On a good note, the break in rain and bright sunshine this morning inspired me to attend my first writing MeetUp near where I live and I'm so glad I did. I met so many friendly people and hopefully this will be the spark that gets me writing more regularly again. I do have some exciting misophonia news to share and now's the perfect time to do so...
I've tried to keep in contact with the London researcher to find out about the results of the fMRI research study in which I participated back in February 2014. After reaching out to him again to see if there was any news to share, he told me that although he's still in the process of writing the formal paper, they did come up with some interesting findings. To quote him (since some of this is a bit over my head and I'm going to have to do a little more research before I'd be able understand it well enough to try and paraphrase what he wrote...):
"To give you a short summary of the fMRI data we found higher activity in anterior insula in misophonic participants (compared to controls) when they are listening to trigger sounds and not when they are listening to other sounds. We also found that a part of the frontal lobe called vmPFC (ventromedial prefrontal cortex) has higher myelination in misophonic compared to controls.

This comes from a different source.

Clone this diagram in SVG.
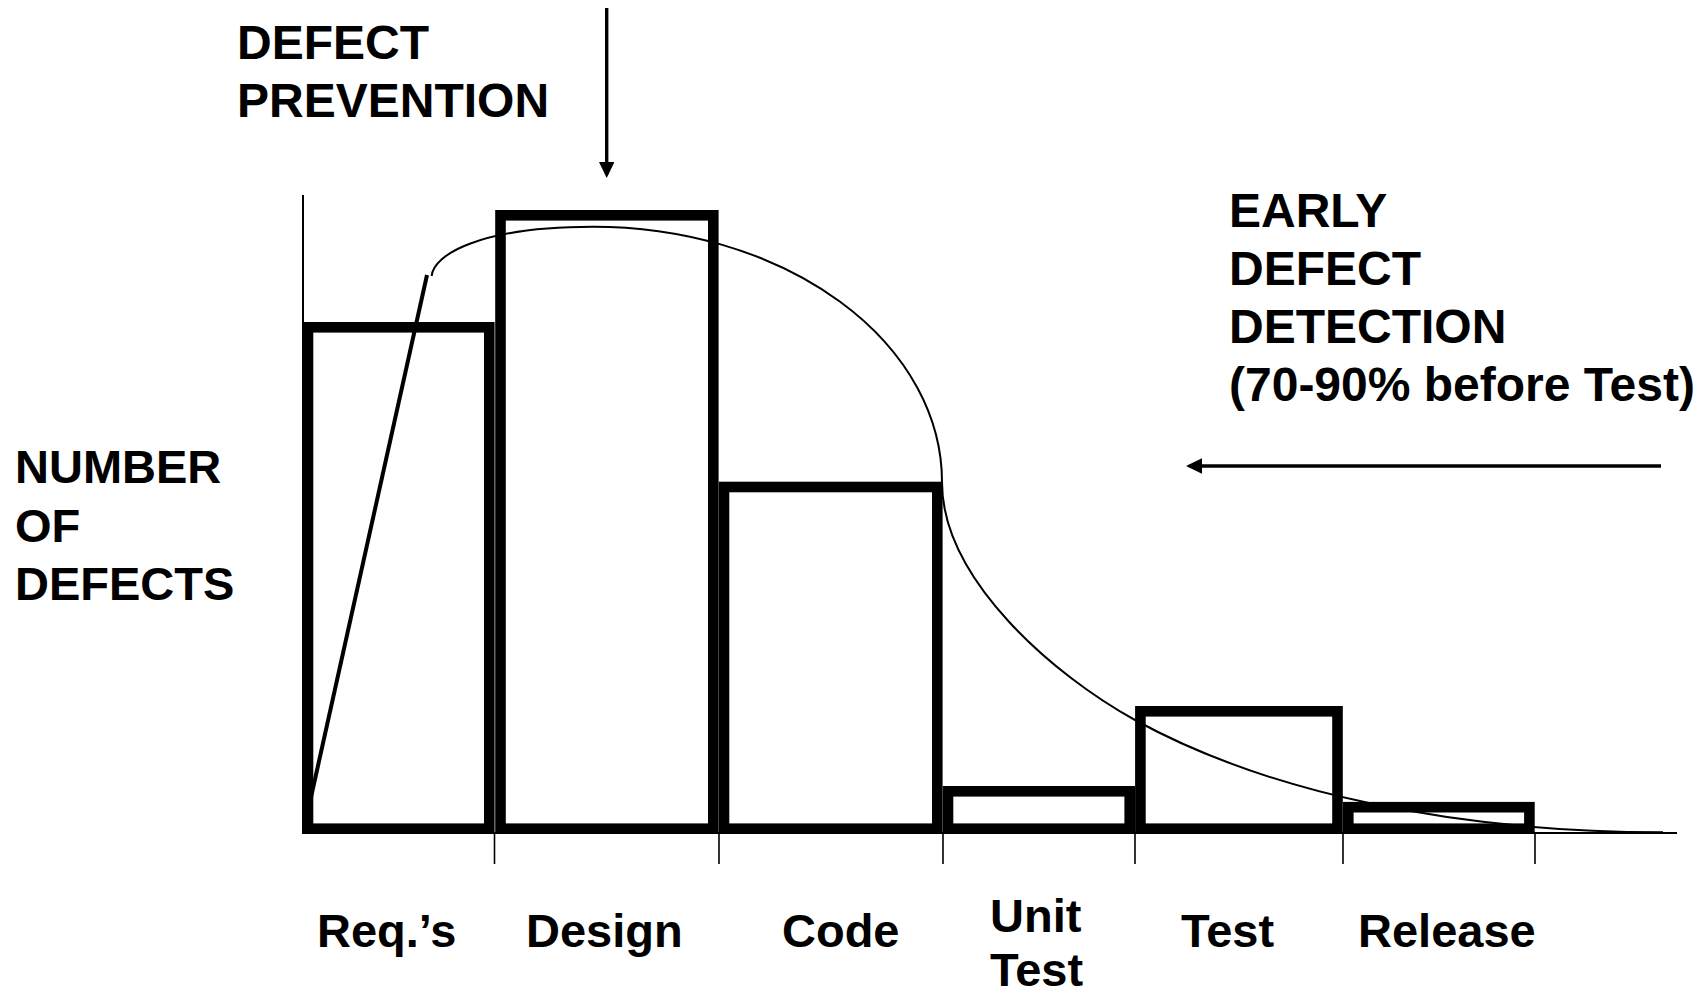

Now the anterior insula is known to be involved in feelings of the body and is known to map physiological state of the body.I think our data clearly establishes misophonia as a disorder and I hope that our paper should settle this issue (and hopefully the medical community will start taking it more seriously.)" - Dr. Sukhbinder Kumar
Hopefully this bit of news will give hope to other misophonia sufferers (along with friends and family who also care about the people they know with misophonia) that misophonia is not just in our heads (psychologically) but is a real, physiological condition that needs more research!!!
I'd like to thank Dr. Kumar and his team for not only taking a chance to research misophonia when so many others in the scientific community still don't recognize it as being worthy enough of a condition to warrant research. I'd also like to especially thank Dr. Kumar for allowing me to participate in the study despite my being from the United States. I know that they were hesitant to include me since they could not reimburse me for my travel expenses; but I wholeheartedly believe that misophonia research is so important in this journey for relief for all sufferers that I'm willing to do whatever I can (even if it means traveling out of pocket) to help bring more awareness about misophonia to the general population and offer assistance to the scientific and medical professions whenever I am able. I feel honored that my contribution to the study was able to help with these exciting new findings and look forward to reading the published report when it is complete.